Identify each line below containing the string "this" and copy it.

Material to process:
┄┄┄┄┄┄

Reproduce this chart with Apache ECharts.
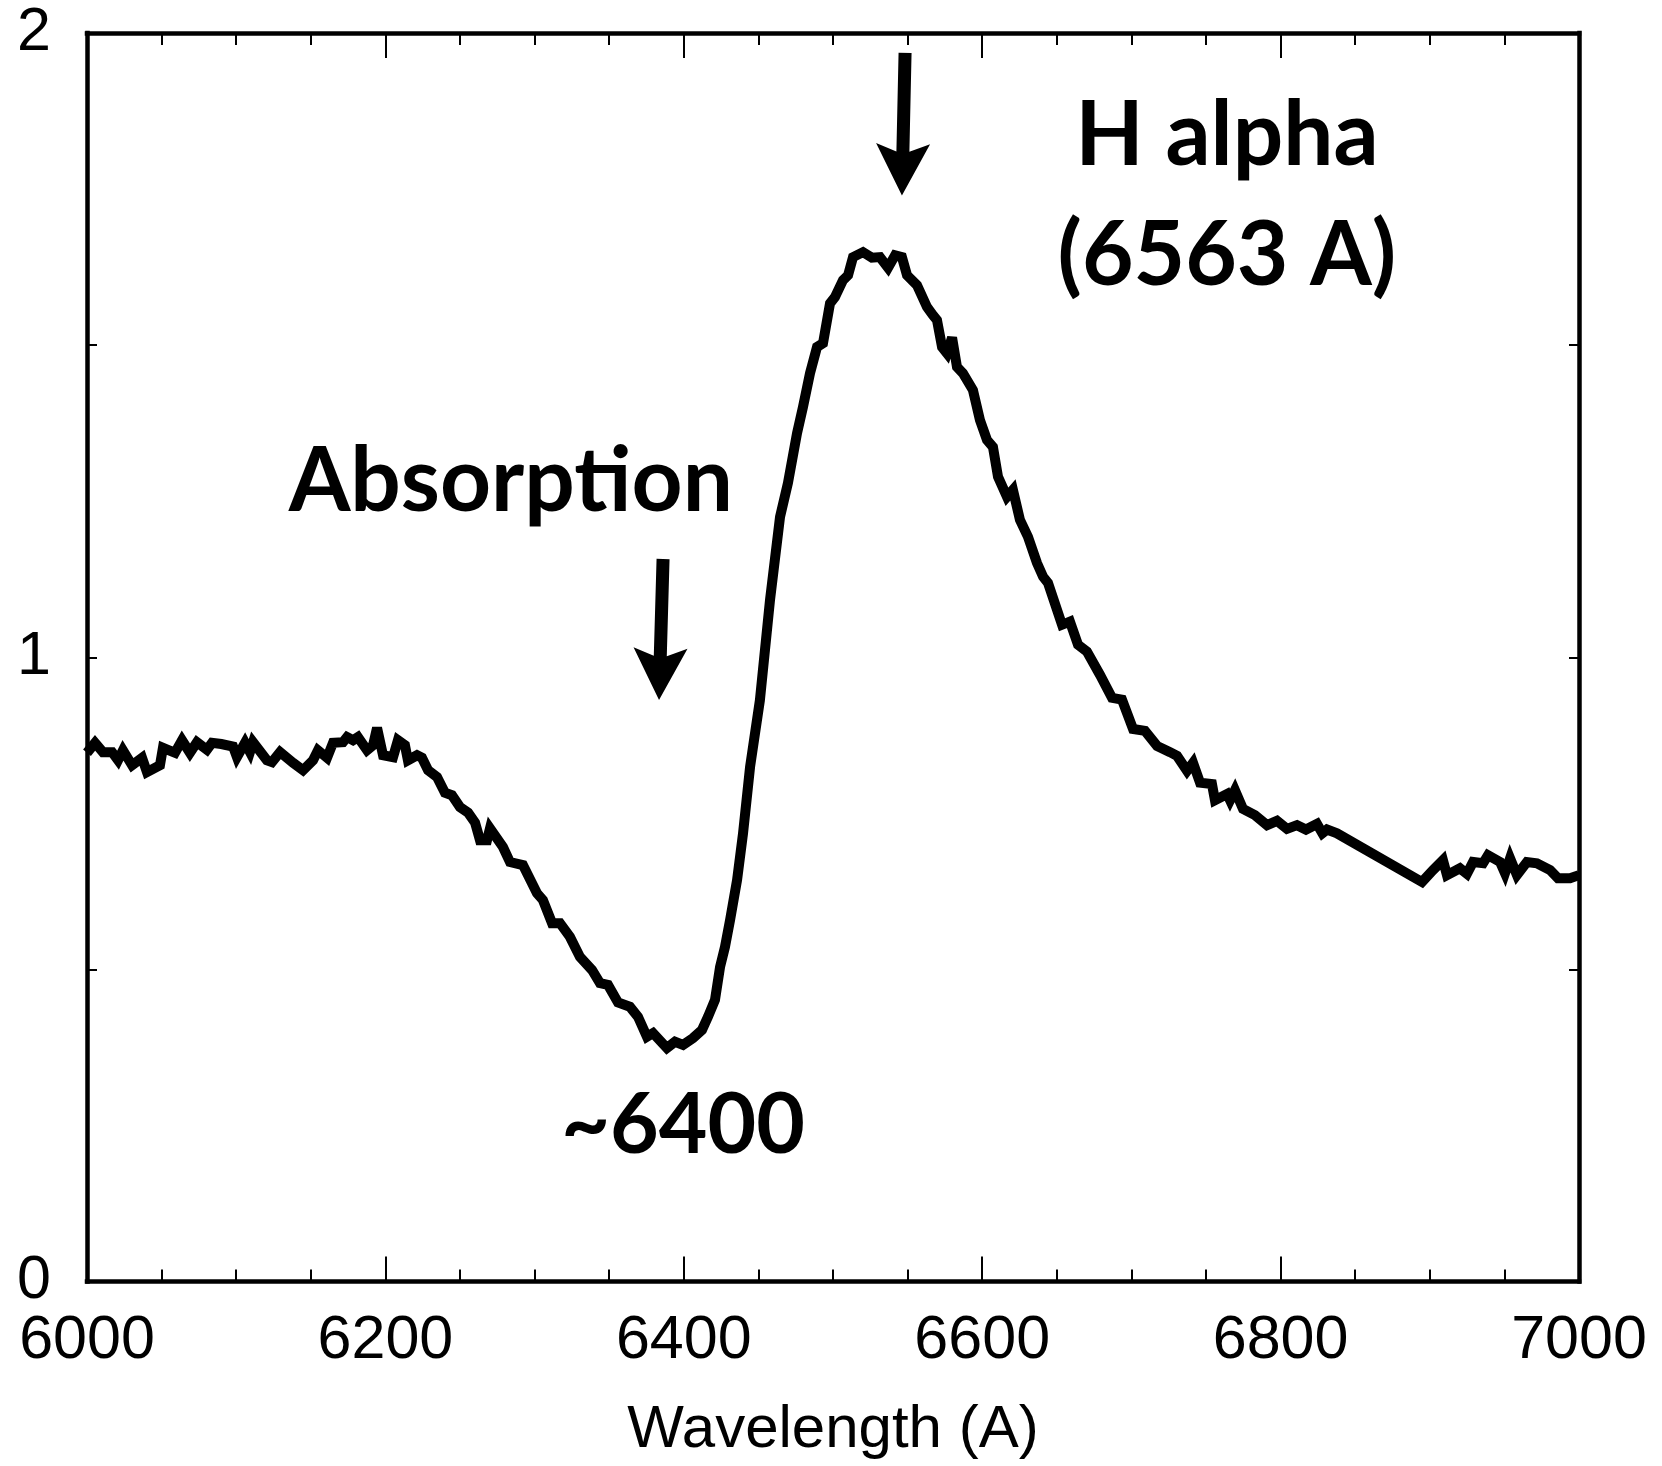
<!DOCTYPE html>
<html>
<head>
<meta charset="utf-8">
<script src="https://cdn.jsdelivr.net/npm/echarts@6/dist/echarts.min.js"></script>
<style>
html,body{margin:0;padding:0;background:#fff;}
#chart{width:1662px;height:1466px;}
</style>
</head>
<body>
<div id="chart"></div>
<script>
// ---- data ----
const wavelength = [
6000,6005.4,6010.7,6016.8,6020.8,6024.1,6030.2,6036.9,6040.2,6048.9,6050.9,6059.0,6063.7,6069.0,6073.7,6080.4,6083.8,6090.0,6097.9,6100.5,
6105.9,6109.2,6111.3,6120.6,6124.0,6129.4,6138.1,6144.8,6151.5,6154.8,6160.9,6164.9,6171.6,6174.3,6178.3,6181.6,6187.7,6191.7,6194.4,6198.4,
6205.1,6208.4,6213.1,6215.1,6221.2,6224.5,6228.6,6234.6,6239.9,6244.6,6250.0,6255.4,6260.1,6263.4,6268.1,6270.1,6278.8,6283.5,6292.2,6301.6,
6305.6,6311.7,6317.0,6323.7,6330.4,6338.5,6343.8,6349.2,6355.9,6363.9,6369.3,6375.3,6379.4,6388.7,6394.1,6399.5,6406.2,6412.2,6416.2,6420.9,
6424.3,6427.6,6431.0,6435.7,6439.7,6444.4,6451.0,6457.8,6464.5,6469.8,6475.9,6479.9,6484.6,6489.3,6493.3,6498.0,6501.3,6506.7,6510.1,6513.4,
6520.1,6526.1,6531.5,6536.9,6541.6,6546.2,6549.6,6556.3,6563.0,6567.0,6569.7,6573.1,6576.4,6579.8,6583.1,6587.1,6593.8,6598.5,6603.2,6607.2,
6610.6,6616.6,6620.6,6625.3,6630.7,6636.7,6640.8,6644.1,6653.5,6658.8,6664.2,6670.2,6678.9,6687.0,6693.7,6701.1,6709.1,6717.2,6725.9,6730.6,
6737.3,6741.3,6746.0,6754.0,6756.0,6764.1,6766.1,6769.4,6774.8,6782.8,6790.9,6797.6,6804.3,6811.0,6817.0,6824.4,6828.0,6831.1,6837.8,
6894.8,6902.1,6908.8,6911.5,6920.2,6924.9,6929.0,6935.7,6939.0,6947.1,6950.4,6953.8,6958.4,6965.1,6971.8,6980.6,6985.9,6994.0,7000
];
const flux = [
0.847,0.863,0.848,0.848,0.835,0.851,0.827,0.839,0.816,0.827,0.855,0.847,0.867,0.847,0.864,0.852,0.863,0.861,0.857,0.840,
0.863,0.848,0.864,0.835,0.832,0.848,0.831,0.819,0.835,0.851,0.839,0.863,0.864,0.872,0.867,0.872,0.851,0.859,0.887,0.843,
0.840,0.867,0.859,0.835,0.843,0.839,0.819,0.808,0.783,0.779,0.760,0.751,0.735,0.707,0.707,0.726,0.696,0.672,0.667,0.622,
0.611,0.574,0.574,0.552,0.520,0.499,0.478,0.475,0.447,0.440,0.424,0.392,0.398,0.374,0.384,0.379,0.390,0.403,0.424,0.451,
0.504,0.536,0.579,0.643,0.718,0.824,0.931,1.092,1.225,1.279,1.359,1.401,1.455,1.497,1.503,1.567,1.577,1.604,1.612,1.641,
1.649,1.640,1.641,1.624,1.644,1.641,1.612,1.596,1.561,1.548,1.540,1.497,1.487,1.512,1.465,1.455,1.428,1.380,1.348,1.337,
1.289,1.257,1.268,1.220,1.193,1.151,1.129,1.119,1.052,1.057,1.020,1.009,0.972,0.935,0.932,0.885,0.882,0.858,0.848,0.842,
0.818,0.831,0.799,0.797,0.771,0.781,0.771,0.787,0.757,0.747,0.731,0.738,0.725,0.731,0.724,0.733,0.718,0.724,0.718,
0.640,0.659,0.675,0.651,0.662,0.653,0.672,0.670,0.683,0.672,0.654,0.678,0.651,0.672,0.670,0.659,0.646,0.646,0.651
];
const xTickValues = [6000, 6200, 6400, 6600, 6800, 7000];
const yLabelValues = [0, 1, 2];

// annotations (data coordinates)
const noteTexts = ['H alpha', '(6563 A)', 'Absorption', '~6400'];
const noteAnchors = [[6764, 1.835], [6764, 1.643], [6284, 1.280], [6399.5, 0.250]];
const noteSizes = [89, 89, 89, 84];
const arrowFrom = [[6548.3, 1.968], [6386.1, 1.1574]];
const arrowTo = [[6546.2, 1.7396], [6383.4, 0.9315]];

const points = wavelength.map((w, i) => [w, flux[i]]);

const chart = echarts.init(document.getElementById('chart'), null, {renderer: 'canvas'});
const labelFont = {fontFamily: 'Liberation Sans, Arial, sans-serif', fontSize: 61, color: '#000'};
const titleFont = {fontFamily: 'Liberation Sans, Arial, sans-serif', fontSize: 60, color: '#000'};
const axisLineStyle = {color: '#000', width: 4.5, cap: 'square'};

function xAxisCfg(pos, showLabel) {
  return {
    type: 'value', position: pos, min: 6000, max: 7000, interval: 200,
    axisLine: {show: true, onZero: false, lineStyle: axisLineStyle},
    axisTick: {show: true, inside: true, length: 25, lineStyle: {color: '#000', width: 2}},
    minorTick: {show: true, splitNumber: 4, length: 12, lineStyle: {color: '#000', width: 2}},
    splitLine: {show: false}, minorSplitLine: {show: false},
    axisLabel: Object.assign({show: showLabel, margin: 29,
      formatter: v => xTickValues.includes(v) ? String(v) : ''}, labelFont),
    name: showLabel ? 'Wavelength (A)' : '',
    nameLocation: 'middle', nameGap: 119,
    nameTextStyle: titleFont
  };
}
function yAxisCfg(pos, showLabel) {
  return {
    type: 'value', position: pos, min: 0, max: 2, interval: 0.5,
    axisLine: {show: true, onZero: false, lineStyle: axisLineStyle},
    axisTick: {show: true, inside: true, length: 10, lineStyle: {color: '#000', width: 2}},
    splitLine: {show: false},
    axisLabel: Object.assign({show: showLabel, margin: 36,
      formatter: v => yLabelValues.includes(v) ? String(v) : ''}, labelFont)
  };
}

chart.setOption({
  animation: false,
  backgroundColor: '#fff',
  grid: {left: 87, right: 83, top: 33, bottom: 184.5, containLabel: false, outerBoundsMode: 'none'},
  xAxis: [xAxisCfg('bottom', true), xAxisCfg('top', false)],
  yAxis: [yAxisCfg('left', true), yAxisCfg('right', false)],
  series: [{
    type: 'line', data: points, xAxisIndex: 0, yAxisIndex: 0,
    showSymbol: false, symbol: 'none', smooth: false,
    lineStyle: {color: '#000', width: 10, join: 'miter', miterLimit: 4}
  }]
});

const px = p => chart.convertToPixel({gridIndex: 0}, p);
const graphics = [];
const noteFont = 'Lato, "Open Sans", sans-serif';
noteTexts.forEach((t, i) => {
  const p = px(noteAnchors[i]);
  graphics.push({type: 'text', z: 10, style: {text: t, x: p[0], y: p[1],
    fontFamily: noteFont, fontWeight: 'bold', fontSize: noteSizes[i], fill: '#000',
    align: 'center', verticalAlign: 'middle'}});
});
arrowFrom.forEach((f, i) => {
  const a = px(f), b = px(arrowTo[i]);
  const dx = b[0] - a[0], dy = b[1] - a[1], L = Math.hypot(dx, dy);
  const ux = dx / L, uy = dy / L, nx = -uy, ny = ux;
  const sw = 6.5, headLen = 52, notch = 8, hw = 27;
  const j = [b[0] - ux * (headLen - notch), b[1] - uy * (headLen - notch)];
  const br = [b[0] - ux * headLen, b[1] - uy * headLen];
  graphics.push({type: 'polygon', z: 10, shape: {points: [
    [a[0] + nx * sw, a[1] + ny * sw],
    [j[0] + nx * sw, j[1] + ny * sw],
    [br[0] + nx * hw, br[1] + ny * hw],
    [b[0], b[1]],
    [br[0] - nx * hw, br[1] - ny * hw],
    [j[0] - nx * sw, j[1] - ny * sw],
    [a[0] - nx * sw, a[1] - ny * sw]
  ]}, style: {fill: '#000'}});
});
chart.setOption({graphic: graphics});
</script>
</body>
</html>
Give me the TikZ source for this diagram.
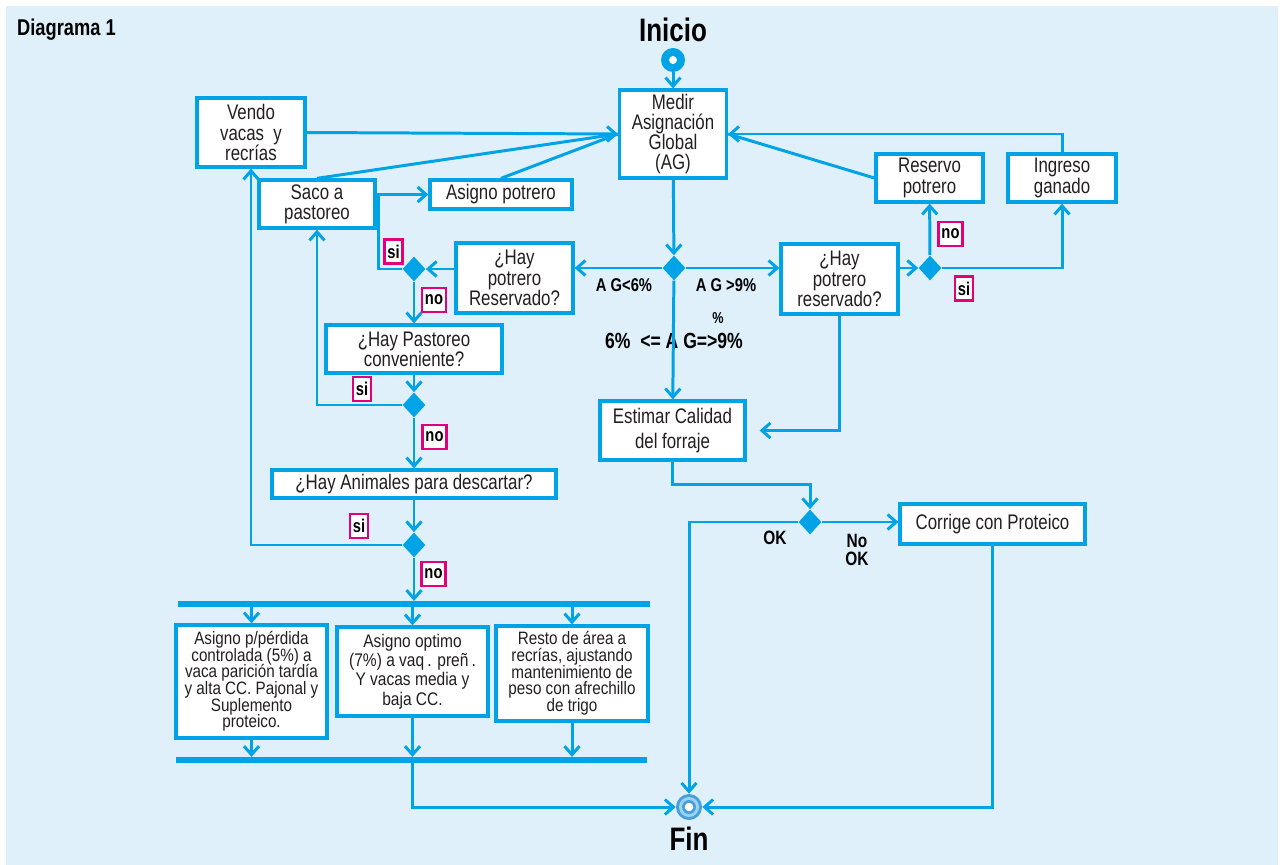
\documentclass[tikz,border=0pt]{standalone}
\usepackage{fontspec}
\setmainfont{Liberation Sans}[FakeStretch=0.8]
\newfontfamily\boxfont{Liberation Sans}[FakeStretch=0.85]
\usepackage{tikz}
\usetikzlibrary{shapes.geometric, arrows.meta, positioning, calc}
\definecolor{flow}{HTML}{00A4E6}
\definecolor{panel}{HTML}{DFF0FA}
\definecolor{magent}{HTML}{E2007A}
\definecolor{ink}{HTML}{231F20}
\definecolor{finout}{HTML}{4A9FDB}
\definecolor{finmid}{HTML}{9BD3F3}
\newcommand{\tightlines}{\lineskiplimit=-8pt\relax}

\begin{document}
\begin{tikzpicture}[
    x=0.02cm, y=-0.02cm,
    font=\fontsize{12}{11.5}\selectfont\tightlines,
    box/.style={rectangle, draw=flow, line width=1.9pt, fill=white, align=center, text=ink, inner sep=1pt},
    smallbox/.style={box, inner sep=0.5pt, font=\boxfont\fontsize{10.2}{9.5}\selectfont\tightlines},
    dec/.style={diamond, fill=flow, inner sep=0pt, minimum width=0.46cm, minimum height=0.5cm},
    bar/.style={rectangle, fill=flow, inner sep=0pt, minimum height=0.11cm},
    tag/.style={draw=magent, line width=1.4pt, fill=white, inner xsep=1.6pt, inner ysep=0pt, minimum height=0.48cm, font=\bfseries\fontsize{10.5}{10}\selectfont},
    cond/.style={font=\bfseries\fontsize{10.5}{10}\selectfont, align=center},
    wire/.style={draw=flow, line width=1.7pt},
    arrow/.style={wire, -{Straight Barb[length=1.7mm, width=3mm]}}
]
    \useasboundingbox (0,0) rectangle (1284,865);
    \fill[panel] (6,6) rectangle (1278,865);

    \node[anchor=west, font=\bfseries\fontsize{13}{13}\selectfont] (title) at (11,30) {Diagrama 1};

    % top: start and global allocation
    \node[box, minimum width=2.14cm, minimum height=1.76cm] (medir) at (673,134) {Medir\\Asignación\\Global\\(AG)};
    \node[circle, fill=flow, minimum size=0.48cm, inner sep=0pt, above=0.32cm of medir] (start) {};
    \fill[white] (start) circle (0.08cm);
    \node[font=\bfseries\fontsize{18.5}{18.5}\selectfont, above=0pt of start] (inicio) {Inicio};
    \node[dec] (d0) at (674,268) {};

    % left branch
    \node[box, minimum width=2.34cm, minimum height=1.4cm] (qleft) at (514.5,278) {¿Hay\\potrero\\Reservado?};
    \node[dec] (d1) at (414,269) {};
    \node[box, minimum width=2.84cm, minimum height=0.58cm] (asigno) at (501,194.5) {Asigno potrero};
    \node[box, minimum width=2.32cm, minimum height=0.96cm] (saco) at (317,204) {Saco a\\pastoreo};
    \node[box, minimum width=2.16cm, minimum height=1.38cm, font=\fontsize{12}{11.8}\selectfont\tightlines] (vendo) at (251,132.5) {Vendo\\vacas~~y\\recrías};
    \node[box, minimum width=3.52cm, minimum height=0.96cm] (pasto) at (414,349) {¿Hay Pastoreo\\conveniente?};
    \node[dec] (d2) at (414,405) {};
    \node[box, minimum width=5.68cm, minimum height=0.56cm] (animales) at (414,484) {¿Hay Animales para descartar?};
    \node[dec] (d3) at (414,545) {};

    \node[bar, minimum width=9.44cm] (bar1) at (414,604) {};
    \node[smallbox, minimum width=3.02cm, minimum height=2.26cm] (boxa) at (251.5,681.5) {Asigno p/pérdida\\controlada (5\%) a\\vaca parición tardía\\y alta CC. Pajonal y\\Suplemento\\proteico.};
    \node[smallbox, minimum width=3.02cm, minimum height=1.78cm, font=\boxfont\fontsize{10.4}{11}\selectfont\tightlines] (boxb) at (412.5,671.5) {Asigno optimo\\(7\%) a~vaq\,. preñ\,.\\Y vacas media y\\baja CC.};
    \node[smallbox, minimum width=3.04cm, minimum height=1.9cm] (boxc) at (572,673.5) {Resto de área a\\recrías, ajustando\\mantenimiento de\\peso con afrechillo\\de trigo};
    \node[bar, minimum width=9.42cm] (bar2) at (411.5,760) {};

    % right branch
    \node[box, minimum width=2.34cm, minimum height=1.4cm] (qright) at (839.5,279) {¿Hay\\potrero\\reservado?};
    \node[dec] (d4) at (930,268) {};
    \node[box, minimum width=2.14cm, minimum height=0.96cm] (reservo) at (929.5,178) {Reservo\\potrero};
    \node[box, minimum width=2.16cm, minimum height=0.96cm] (ingreso) at (1062,178) {Ingreso\\ganado};
    \node[box, minimum width=2.9cm, minimum height=1.18cm, font=\fontsize{12}{14.3}\selectfont] (estimar) at (672.5,430.5) {Estimar Calidad\\del forraje};
    \node[dec] (d5) at (810,522) {};
    \node[box, minimum width=3.7cm, minimum height=0.8cm] (corrige) at (992.5,524) {Corrige con Proteico};

    % end
    \node[circle, fill=finout, minimum size=0.52cm, inner sep=0pt] (fin) at (689,807) {};
    \fill[finmid] (fin) circle (0.2cm);
    \fill[finout] (fin) circle (0.14cm);
    \fill[white] (fin) circle (0.085cm);
    \node[font=\bfseries\fontsize{18.5}{18.5}\selectfont, below=0pt of fin] (finlabel) {Fin};

    % condition labels
    \node[cond] (lt) at (624,285) {A G<6\%};
    \node[cond] (gt) at (726,285) {A G >9\%};
    \node[cond, font=\bfseries\fontsize{9}{9}\selectfont] (pct) at (718,318) {\%};
    \node[cond, font=\bfseries\fontsize{12.5}{12.5}\selectfont] (mid) at (674,341) {6\%~~<= A G=>9\%};
    \node[cond, font=\bfseries\fontsize{11}{10.5}\selectfont] (ok) at (775,538) {OK};
    \node[cond, font=\bfseries\fontsize{11}{10.5}\selectfont] (nook) at (857,550) {No\\OK};

    \node[tag] (si1) at (393.5,251.5) {si};
    \node[tag] (no1) at (434,300) {no};
    \node[tag] (si2) at (362,389) {si};
    \node[tag] (no2) at (434.5,437) {no};
    \node[tag] (si3) at (359,526) {si};
    \node[tag] (no3) at (433.5,574) {no};
    \node[tag] (no4) at (950.5,234) {no};
    \node[tag] (si4) at (964,288.5) {si};

    % connectors
    \draw[arrow] (start) -- (medir);
    \draw[arrow] (vendo.east) -- (medir.west);
    \draw[wire] (saco.north) -- (medir.west);
    \draw[wire] (asigno.north) -- (medir.west);
    \draw[arrow] (ingreso.north) |- (medir.east);
    \draw[wire] (reservo.west) -- (medir.east);
    \draw[arrow] (medir) -- (d0);
    \draw[arrow] (d0) -- (d0 -| qleft.east);
    \draw[arrow] (d0) -- (d0 -| qright.west);
    \draw[arrow] (d0) -- (estimar);

    \draw[arrow] (qleft.west |- d1) -- (d1);
    \draw[arrow] (d1.west) -- ++(-24,0) |- (asigno.west);
    \draw[arrow] (d1) -- (pasto);
    \draw[arrow] (pasto) -- (d2);
    \draw[arrow] (d2.west) -| (saco.south);
    \draw[arrow] (d2) -- (animales);
    \draw[arrow] (animales) -- (d3);
    \draw[arrow] (d3.west) -| (vendo.south);
    \draw[arrow] (d3) -- (bar1.north);
    \foreach \b in {boxa, boxb, boxc} {
        \draw[arrow] (\b.north |- bar1.south) -- (\b.north);
        \draw[arrow] (\b.south) -- (\b.south |- bar2.north);
    }
    \draw[arrow] (boxb.south |- bar2.south) |- (fin.west);

    \draw[arrow] (qright.east |- d4) -- (d4);
    \draw[arrow] (d4) -- (reservo);
    \draw[arrow] (d4.east) -| (ingreso.south);
    \draw[arrow] (qright.south) |- ([xshift=0.26cm]estimar.east);
    \draw[arrow] (estimar.south) -- ++(0,23) -| (d5.north);
    \draw[arrow] (d5.west) -| (fin.north);
    \draw[arrow] (d5.east) -- (d5.east -| corrige.west);
    \draw[arrow] (corrige.south) |- (fin.east);
\end{tikzpicture}
\end{document}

┄┄┄┄┄┄

Correct result:
Reproduce this chart with Apache ECharts.
Give me the TikZ source for this diagram.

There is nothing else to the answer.